Attached is the report. What the doctor basically told me is my heart is thick but not insane thick. He knows I have been on AAS/HRT for 10yrs and from his opinion unless I start increasing doses or doing more cycles my heart thickness will not get thicker. But it shouldn't be where it's at now and it should be reversed. He said chances of future heart disease are much greater with a thick heart. He said the only way to decrease the thickness is to keep blood pressure under control, keep body weight in general under control, and add cardio. Anyone with experience can you read the lab and let me know how thick or bad my heart is? I obviously don't want it to get any worse but clearly I would like to do some cycles in the future.
Make sure gotgame sees this as he's the most qualified to answer this. Also, Muscledoc1 happens to be a cardiac sonographer
It's weird how any issues I have ever seen on my echo are the opposite of yours. The one think that stood out to me was your EF decreased from 63 to 51. Not that 50-51 is that bad, but it's at the low end of the normal range and the 12% decrease is worth monitoring.
I don't know what supplements, if any, you take, but if I were you, I'd buy the following supplements. These have all been proven to reduce EF. I take them all and my EF is 60%, which is an INCREASE from 55%.
- arjuna gold from amazon (2 caps daily)
- d-ribose (15g-20g daily). That would be absolutely mandatory and it's an easy purchase.
- pine bark extract aka pycnogel
- ubiquinol (assuming you take this already because if you don't, what are you thinking??)
I believe if you don't buy these, you don't care enough about your health. They have too much positive data on them and it's a drop in the bucket financially. Don't be a cheap bastard. Just google all their effects on EF and invest in your health. My apologies if you already take them.
As for the other results on the echo regarding the thickness, I don't want to pretend to be an expert but I probably know more than most people on here since I've had a whole lot of echos.
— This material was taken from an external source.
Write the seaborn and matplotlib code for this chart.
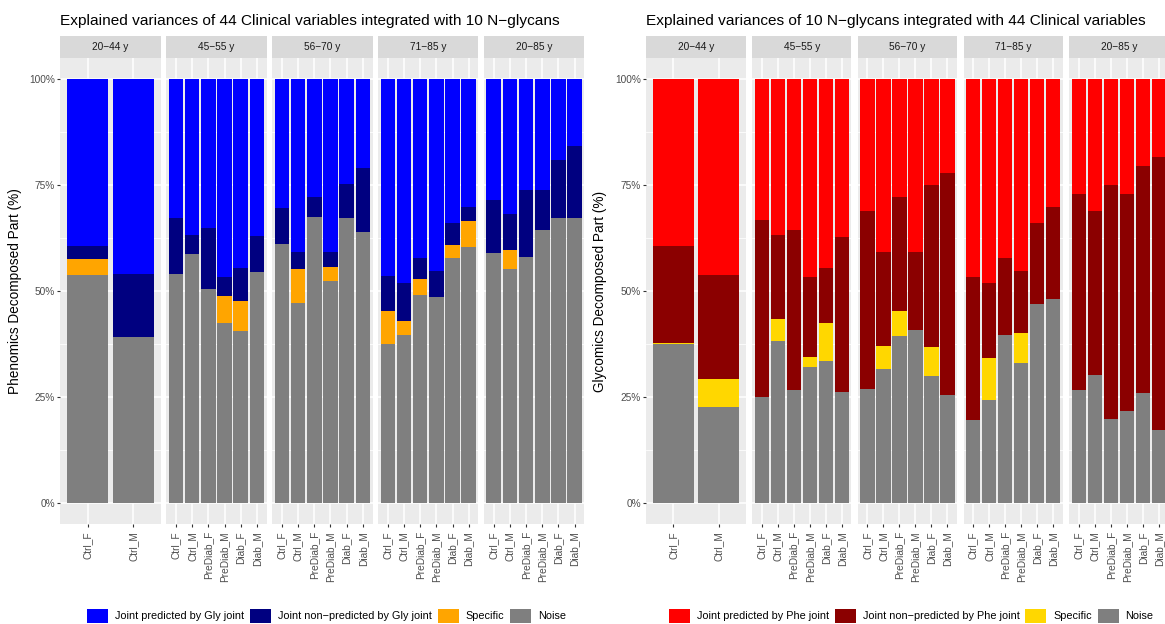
import numpy as np
import pandas as pd
import matplotlib
matplotlib.use("Agg")
import matplotlib.pyplot as plt
import seaborn as sns
from matplotlib.patches import Patch
from matplotlib.ticker import FixedLocator

plt.rcParams['font.family'] = ['Liberation Sans', 'DejaVu Sans']

# ---------------- data ----------------
groups = ["20−44 y", "45−55 y", "56−70 y", "71−85 y", "20−85 y"]
cats_young = ["Ctrl_F", "Ctrl_M"]
cats_full = ["Ctrl_F", "Ctrl_M", "PreDiab_F", "PreDiab_M", "Diab_F", "Diab_M"]
group_cats = [cats_young, cats_full, cats_full, cats_full, cats_full]

# Phenomics (clinical variables) decomposition, % per group/category
phe_noise = [[53.7, 39.1],
             [54.1, 58.7, 50.4, 42.4, 40.6, 54.4],
             [61.0, 47.1, 67.5, 52.4, 67.2, 63.8],
             [37.6, 39.7, 49.0, 48.6, 57.7, 60.4],
             [58.9, 55.1, 57.9, 64.3, 67.1, 67.1]]
phe_specific = [[3.9, 0.0],
                [0.0, 0.0, 0.0, 6.5, 7.1, 0.0],
                [0.0, 8.1, 0.0, 3.3, 0.0, 0.0],
                [7.7, 3.3, 3.9, 0.0, 3.1, 6.0],
                [0.0, 4.5, 0.0, 0.0, 0.0, 0.0]]
phe_nonpred = [[2.9, 14.9],
               [13.1, 4.4, 14.4, 4.4, 7.8, 8.5],
               [8.6, 4.0, 4.6, 3.5, 8.0, 15.3],
               [8.3, 8.8, 4.8, 6.2, 5.2, 3.3],
               [12.6, 8.6, 16.0, 9.6, 13.7, 17.1]]

# Glycomics (N-glycans) decomposition, % per group/category
gly_noise = [[37.5, 22.7],
             [25.1, 38.2, 26.6, 32.0, 33.6, 26.2],
             [26.8, 31.6, 39.5, 40.7, 30.0, 25.6],
             [19.6, 24.4, 39.7, 33.1, 46.9, 48.2],
             [26.6, 30.1, 19.8, 21.6, 26.0, 17.3]]
gly_specific = [[0.2, 6.6],
                [0.0, 5.2, 0.0, 2.4, 8.8, 0.0],
                [0.0, 5.4, 5.8, 0.0, 6.8, 0.0],
                [0.0, 9.9, 0.0, 7.0, 0.0, 0.0],
                [0.0, 0.0, 0.0, 0.0, 0.0, 0.0]]
gly_nonpred = [[22.8, 24.4],
               [41.6, 19.7, 37.7, 18.9, 13.1, 36.5],
               [42.1, 22.2, 26.8, 18.5, 38.3, 52.2],
               [33.7, 17.5, 18.0, 14.7, 19.1, 21.5],
               [46.2, 38.8, 55.1, 51.2, 53.5, 64.2]]

phe_labels = ["Joint predicted by Gly joint", "Joint non−predicted by Gly joint", "Specific", "Noise"]
gly_labels = ["Joint predicted by Phe joint", "Joint non−predicted by Phe joint", "Specific", "Noise"]
phe_colors = ["#0000FF", "#000080", "#FFA500", "#7F7F7F"]
gly_colors = ["#FF0000", "#8B0000", "#FFD700", "#7F7F7F"]

phe_title = "Explained variances of 44 Clinical variables integrated with 10 N−glycans"
gly_title = "Explained variances of 10 N−glycans integrated with 44 Clinical variables"
phe_ylabel = "Phenomics Decomposed Part (%)"
gly_ylabel = "Glycomics Decomposed Part (%)"


def build_df(noise, spec, nonpred):
    rows = []
    for g, cats, n_, s_, p_ in zip(groups, group_cats, noise, spec, nonpred):
        for c, n, s, p in zip(cats, n_, s_, p_):
            pred = 100.0 - (n + s + p)
            rows.append(dict(group=g, cat=c, noise=n, specific=s, nonpred=p, pred=pred))
    df = pd.DataFrame(rows)
    df["cum_noise"] = df["noise"]
    df["cum_spec"] = df["noise"] + df["specific"]
    df["cum_nonpred"] = df["cum_spec"] + df["nonpred"]
    df["cum_pred"] = df["cum_nonpred"] + df["pred"]
    return df


phe_df = build_df(phe_noise, phe_specific, phe_nonpred)
gly_df = build_df(gly_noise, gly_specific, gly_nonpred)

# ---------------- layout ----------------
W, H = 1165, 624
fig = plt.figure(figsize=(W / 100, H / 100), dpi=100)
fig.patch.set_facecolor("white")


def add_ax(x0, y0, w, h):
    return fig.add_axes([x0 / W, 1 - (y0 + h) / H, w / W, h / H])


PANEL_TOP, PANEL_BOT = 57.7, 524.3
STRIP_TOP = 36.0


def draw_panel(df, colors, x0, pw, gap, title, ylabel, ylab_x, labels, leg_x):
    cum_cols = ["cum_pred", "cum_nonpred", "cum_spec", "cum_noise"]
    for i, (g, cats) in enumerate(zip(groups, group_cats)):
        px = x0 + i * (pw + gap)
        ax = add_ax(px, PANEL_TOP, pw, PANEL_BOT - PANEL_TOP)
        ax.set_facecolor("#EBEBEB")
        sub = df[df["group"] == g]
        for col, colr in zip(cum_cols, colors):
            sns.barplot(data=sub, x="cat", y=col, order=cats, color=colr,
                        width=0.9, saturation=1, errorbar=None,
                        linewidth=0, ax=ax, zorder=2)
        n = len(cats)
        ax.set_xlim(-0.6, n - 1 + 0.6)
        ax.set_ylim(-5, 105)
        ax.set_xlabel("")
        ax.set_ylabel("")
        ax.yaxis.set_major_locator(FixedLocator([0, 25, 50, 75, 100]))
        ax.yaxis.set_minor_locator(FixedLocator([12.5, 37.5, 62.5, 87.5]))
        ax.grid(True, which="major", color="white", linewidth=1.1, zorder=0)
        ax.grid(True, which="minor", axis="y", color="white", linewidth=0.55, zorder=0)
        ax.set_axisbelow(True)
        for s in ax.spines.values():
            s.set_visible(False)
        ax.tick_params(axis="x", length=2.3, width=0.8, color="#333333", pad=2.5,
                       labelsize=7.3, labelcolor="#4D4D4D", labelrotation=90)
        ax.tick_params(axis="y", which="minor", length=0)
        if i == 0:
            ax.set_yticklabels(["0%", "25%", "50%", "75%", "100%"])
            ax.tick_params(axis="y", which="major", length=2.3, width=0.8, color="#333333",
                           pad=1.5, labelsize=7.3, labelcolor="#4D4D4D")
        else:
            ax.tick_params(axis="y", which="major", length=0, labelleft=False)
        # strip
        sax = add_ax(px, STRIP_TOP, pw, PANEL_TOP - STRIP_TOP)
        sax.set_facecolor("#D9D9D9")
        sax.set_xticks([])
        sax.set_yticks([])
        for s in sax.spines.values():
            s.set_visible(False)
        sax.text(0.5, 0.5, g, ha="center", va="center", fontsize=7.3,
                 color="#1A1A1A", transform=sax.transAxes)
    # title
    fig.text(x0 / W, 1 - 21.5 / H, title, ha="left", va="center", fontsize=11.1, color="black")
    # y label
    fig.text(ylab_x / W, 1 - ((PANEL_TOP + PANEL_BOT) / 2) / H, ylabel, rotation=90,
             ha="center", va="center", fontsize=9.8, color="black")
    # legend
    handles = [Patch(facecolor=c, edgecolor="none") for c in colors]
    fig.legend(handles, labels, loc="center left", bbox_to_anchor=(leg_x / W, 1 - 615.8 / H),
               ncol=4, frameon=False, fontsize=7.8, handlelength=1.94, handleheight=1.57,
               handletextpad=0.62, columnspacing=0.55, borderpad=0, borderaxespad=0)


draw_panel(phe_df, phe_colors, 60.4, 100.3, 5.6, phe_title, phe_ylabel, 15, phe_labels, 87.3)
draw_panel(gly_df, gly_colors, 646.4, 99.3, 6.4, gly_title, gly_ylabel, 600, gly_labels, 669.0)

fig.savefig("out.png", dpi=100)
Admittedly, I only have paid attention to the results I get that are either not good or borderline, but at the end of the day, the solution is the same. Keep blood pressure low, maintain a low resting heart rate, take these supplements (anyone who tries to argue these supplements aren't worth it for heart health without reading the data on them...screw you).
Curcumin...if you don't already take it, take it (duh)
I'd definitely add an ARB, preferably Telmisartan. This is very important. Too many reasons why. Google it if you don't know why. See if you can get an RX or get it online easily.
And metformin. I am saying this without knowing your A1C and fasting blood glucose levels but it's worth the few cents it costs to take.
As for cardio, do HIIT cardio. CHALLENGE yourself. 3x per week.
But what do I know, I only have perfect bloodwork (sometimes hct/hgb goes up), perfect blood presssure and an improved echo cardiogram after nearly dying 3 years ago.
My apologies for the tone of the post! Just want to get my point across before the anti-supplement nazis who don't read about them try to argue.